Again, a day late and a dollar short.
Not to say that I am unhappy. I am not. I am a happy guy. I have happiness in my life. I have a wonderful husband and a near-do-well writing career. But I have sadness in me sequestered into a corner of my mind that every once in awhile – like a ghost- decides to raise it’s head and tell me stories I’d like to forget.
So, without any other ‘appropriate venue’ I think I am going to bring it here. A message in a bottle. Or a series of messages in a bottle from a storm-tossed soul. A man who’s gay, an ex- fundamentalist, an ex-republican, married, scary story/ romance writer who hopes that someone out there tonight – or in the following days, months, years etc. would believe him.

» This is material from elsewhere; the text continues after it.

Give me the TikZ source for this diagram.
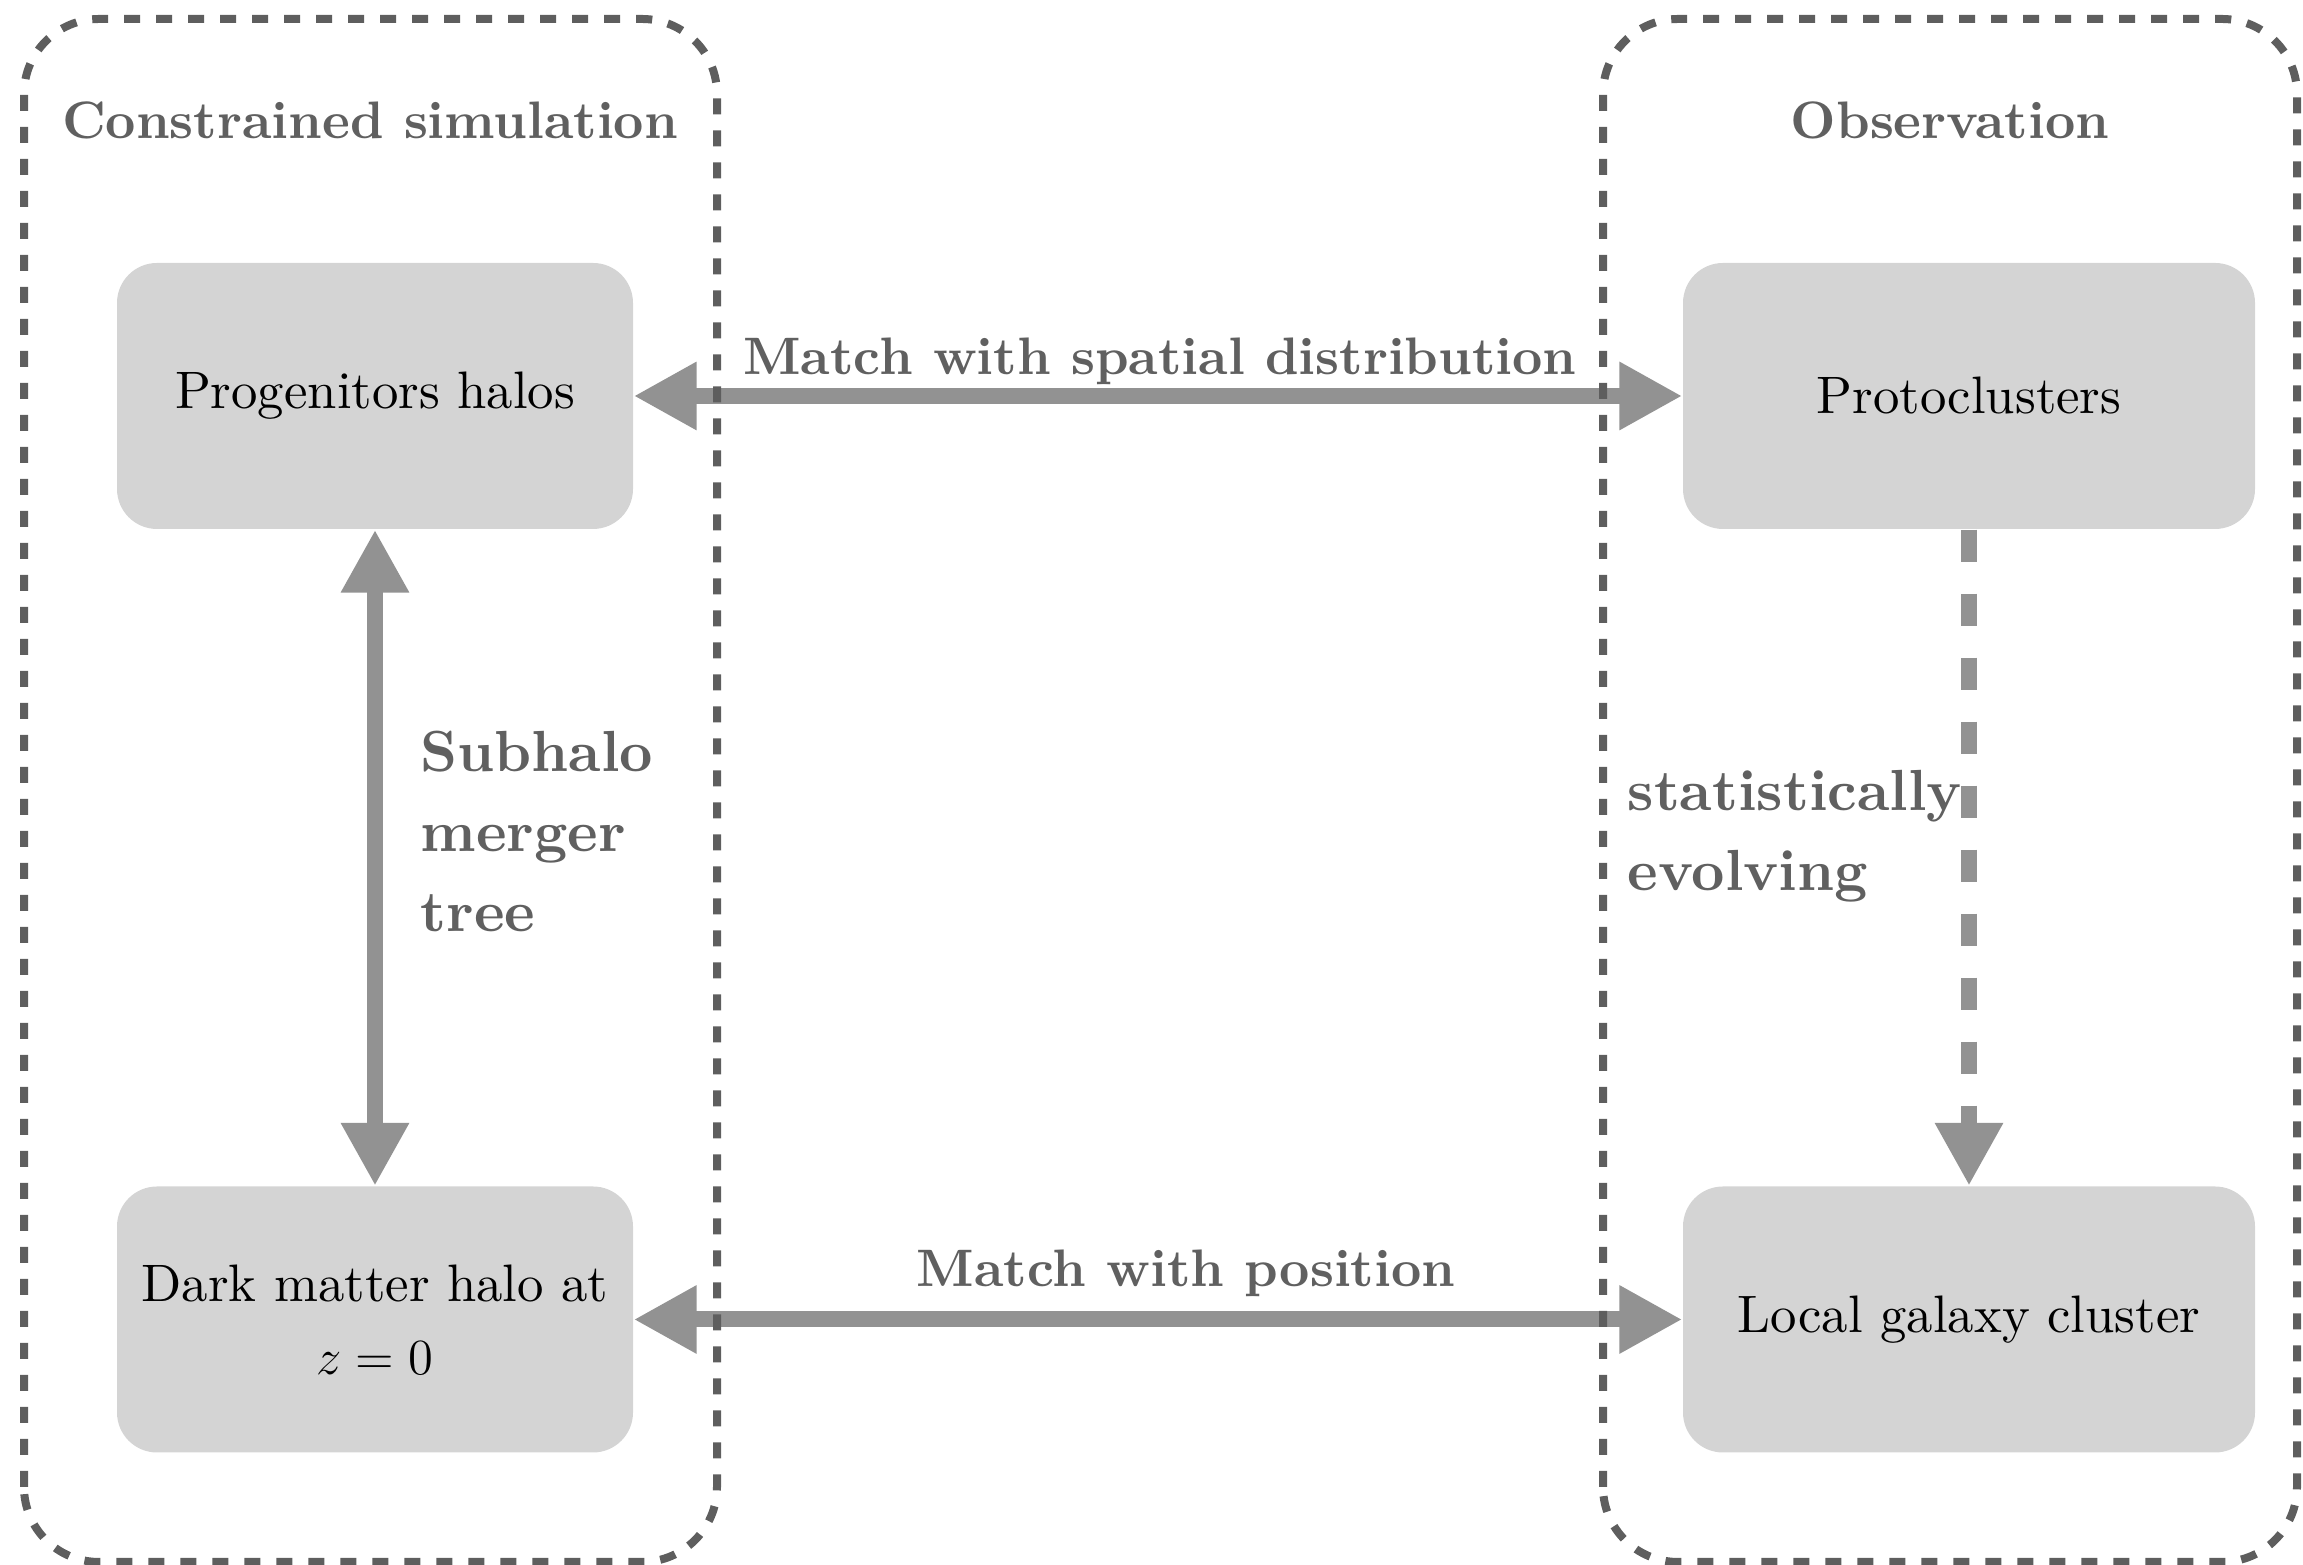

Because like most horror stories, novels, and movies out there – sometimes there is no answer to what happens to the cast of characters when the story ends. So, this is my S.O.S as I’m stranded on the isle of recovery from what would amount to an American Horror Story. Except the ghosts were real, and the monsters loved Jesus.
I don’t know how often I’ll write. But I will write as often as I can. Thanks
F.E.
This is the first blog post I have read. It resonates, albeit in an odd way. Recovering IFB. Am heading back to your beginning blog, may take a bit, but looking forward to reading your story.
Thank you. This was the beginning and goes forward.